Watch Victor Plymire’s silent footage of the Kumbum Monastery in Northern China (all scene titles were created by Victor Plymire).
Broadcasts & Evangelistic Services

Another type of film in the Archives are the films or television broadcasts of evangelistic outreach. Some of these are kinescopes, films made directly from a monitor of a live television broadcast. Others are productions of a rally, crusade, or other evangelistic event. Sometimes these films were made by a ministry for their own use, other times they were made for the purpose of distributing to churches, so people who could not attend the live event could watch the film in their local church.

The Archives holds filmed services by Billy Graham (Collections 15 and 20), Kathryn Kuhlman’s television broadcasts Your Faith & Mine and I Believe in Miracles (Collection 212), Stephen Olford’s Encounter (Accession 1984-033) and Percy Crawford’s ground-breaking evangelistic television program, Youth on the March (Collection 357), as well as many other filmed sermons, evangelistic rallies, and broadcast programs.
Watch three films from the Archives documenting a 1945 Youth for Christ evangelistic rally on the digital exhibit, “The Greatest Youth Gathering in History.” Footage from one 1949 Youth on the March can also be viewed through a 2024 blog on Percy Crawford’s ministry, “As this is our first broadcast…”
Professional Film Productions

And then there are the hundreds of movies made by Christian film companies, particularly for the Fundamentalist and Evangelical market. From about the 1940s through the 1980s, a small group of specialized firms produced cinema for churches and youth groups both as a business and as a ministry. First seeking to overcome the deep suspicion in Fundamentalist and Evangelical circles of film as a corrupt medium tainted by Hollywood’s sinful reputation, these firms explored the creative possibilities of film as a vehicle for the Gospel.
With the growth of the popularity of television and video cassettes, this market eventually shrunk and many of the firms closed or ceased production during the 1990s and 2000s. However, during its day, the dedicated producers, writers, directors, and actors turned out some remarkable work. There were films about missionary endeavors, the work of particular parachurch ministries, biographies, lectures on different aspects of the Christian life (particularly how to witness), dramas with Christian themes, sermons, and many films specially tailored to children and teenagers.
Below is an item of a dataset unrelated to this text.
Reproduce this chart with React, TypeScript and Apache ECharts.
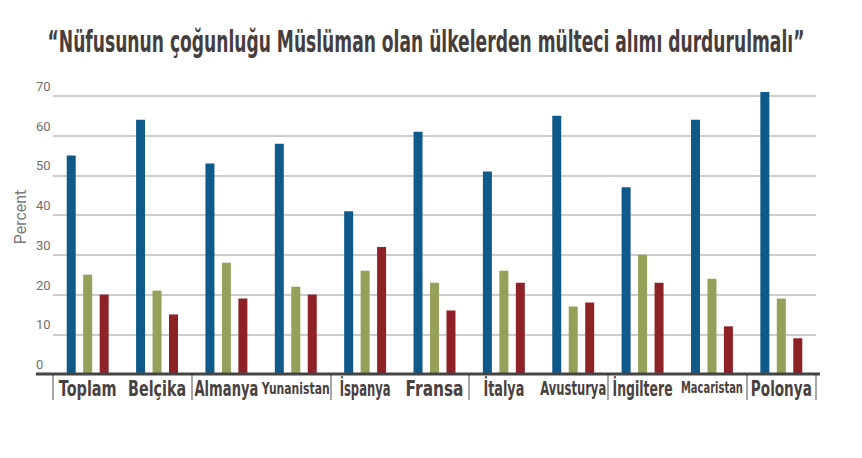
import React, { useEffect, useRef } from "react";
import * as echarts from "echarts";

const categories = ["Toplam", "Belçika", "Almanya", "Yunanistan", "İspanya", "Fransa", "İtalya", "Avusturya", "İngiltere", "Macaristan", "Polonya"];
const seriesA = [55, 64, 53, 58, 41, 61, 51, 65, 47, 64, 71];
const seriesB = [25, 21, 28, 22, 26, 23, 26, 17, 30, 24, 19];
const seriesC = [20, 15, 19, 20, 32, 16, 23, 18, 23, 12, 9];
const yTicks = [0, 10, 20, 30, 40, 50, 60, 70];
const titleText = "“Nüfusunun çoğunluğu Müslüman olan ülkelerden mülteci alımı durdurulmalı”";

// label styling (sizes & squeezed widths to mimic a condensed heavy face)
const labelFontSizes = [22, 22, 22, 16, 22, 22, 22, 20, 22, 15, 22];
const labelWidths = [58, 58, 64, 68, 51, 58, 41, 66, 60, 62, 61];

const heavy = "'DejaVu Sans', sans-serif";

function measure(text: string, fontSize: number) {
  const t = new echarts.graphic.Text({
    style: { text, fontSize, fontWeight: "bold", fontFamily: heavy },
  });
  return t.getBoundingRect().width;
}

export default function App() {
  const ref = useRef<HTMLDivElement>(null);
  useEffect(() => {
    const chart = echarts.init(ref.current!, null, { renderer: "svg" });
    const mkSeries = (data: number[], color: string) => ({
      type: "bar",
      data,
      barWidth: 9,
      barGap: "83%",
      clip: false,
      itemStyle: { color },
    });
    const titleSize = 30;
    const titleScale = 758 / measure(titleText, titleSize);
    chart.setOption({
      animation: false,
      backgroundColor: "#ffffff",
      grid: { left: 53, right: 46, top: 96, bottom: 84 },
      xAxis: {
        type: "category",
        data: categories,
        axisLine: { show: false },
        axisTick: { show: true, length: 26, lineStyle: { color: "#8a8a8a", width: 1.5 } },
        axisLabel: { show: false },
      },
      yAxis: {
        type: "value",
        min: yTicks[0],
        max: yTicks[yTicks.length - 1],
        interval: 10,
        axisLine: { show: false },
        axisTick: { show: false },
        splitLine: { lineStyle: { color: "#bdbdbd", width: 1.5 } },
        axisLabel: {
          align: "left",
          margin: 17,
          verticalAlign: "bottom",
          padding: [0, 0, 3, 0],
          fontFamily: "Roboto, sans-serif",
          fontSize: 13,
          color: "#6f6f6f",
        },
      },
      series: [mkSeries(seriesA, "#0f5a8a"), mkSeries(seriesB, "#97a05a"), mkSeries(seriesC, "#8e2228")],
    });

    const baseY = chart.convertToPixel({ yAxisIndex: 0 }, 0) as number;
    const labelGraphics = categories.map((c, i) => {
      const cx = chart.convertToPixel({ xAxisIndex: 0 }, c) as number;
      const w = measure(c, labelFontSizes[i]);
      return {
        type: "text",
        x: cx,
        y: baseY + 14,
        scaleX: labelWidths[i] / w,
        style: {
          text: c,
          fontFamily: heavy,
          fontWeight: "bold",
          fontSize: labelFontSizes[i],
          fill: "#4a4141",
          align: "center",
          verticalAlign: "middle",
        },
      };
    });

    chart.setOption({
      graphic: [
        {
          type: "text",
          x: 426,
          y: 42,
          scaleX: titleScale,
          style: {
            text: titleText,
            fontFamily: heavy,
            fontWeight: "bold",
            fontSize: titleSize,
            fill: "#463e3e",
            align: "center",
            verticalAlign: "middle",
          },
        },
        {
          type: "line",
          shape: { x1: 36, y1: baseY, x2: 820, y2: baseY },
          style: { stroke: "#444444", lineWidth: 3 },
          z: 10,
        },
        {
          type: "text",
          x: 20,
          y: 217,
          rotation: Math.PI / 2,
          style: {
            text: "Percent",
            fontFamily: "Roboto, sans-serif",
            fontSize: 16,
            fill: "#7a7a7a",
            align: "center",
            verticalAlign: "middle",
          },
        },
        ...labelGraphics,
      ],
    });
    return () => chart.dispose();
  }, []);
  return <div ref={ref} style={{ position: "fixed", left: 0, top: 0, width: 862, height: 458 }} />;
}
The Archives holds films from several of these companies, such as the Moody Institute of Science and Cathedral Films. We also have the almost complete files and product of three major companies: C. O. Baptista Film Mission (originally called Scriptures Visualized Films) which was one of the earliest Christian film companies and the first to experiment with animated film (Collection 225); Gospel Films, which later became Gospel Communications (Collection 723, Accession 2021-028, not yet processed but available to researchers) and Ken Anderson Films (Collection 673, Accession 2013-032, not yet processed but available to researchers). Films from a wide variety of publication companies and sources can also be found in Collection 307: Ephemera of Christian Film and Video.
All three of these companies are gone now, but the history of their productions and the results of their labors are preserved in the Evangelism & Missions Archives. Watch The Songs of Fanny Crosby (1947) and Five Minutes To Live (1946) from C. O. Baptista Films, two examples among the many held by the Archives of 20th century Christian film productions.
Showcasing how missionaries, evangelists, and Christian filmmakers creatively presented the story of the Gospel and the work of their ministries to both believers and non-believers, these films offer compelling examples of the evangelical movement’s embrace of new technology, as well as the changing dynamics of religious engagement in the 20th century.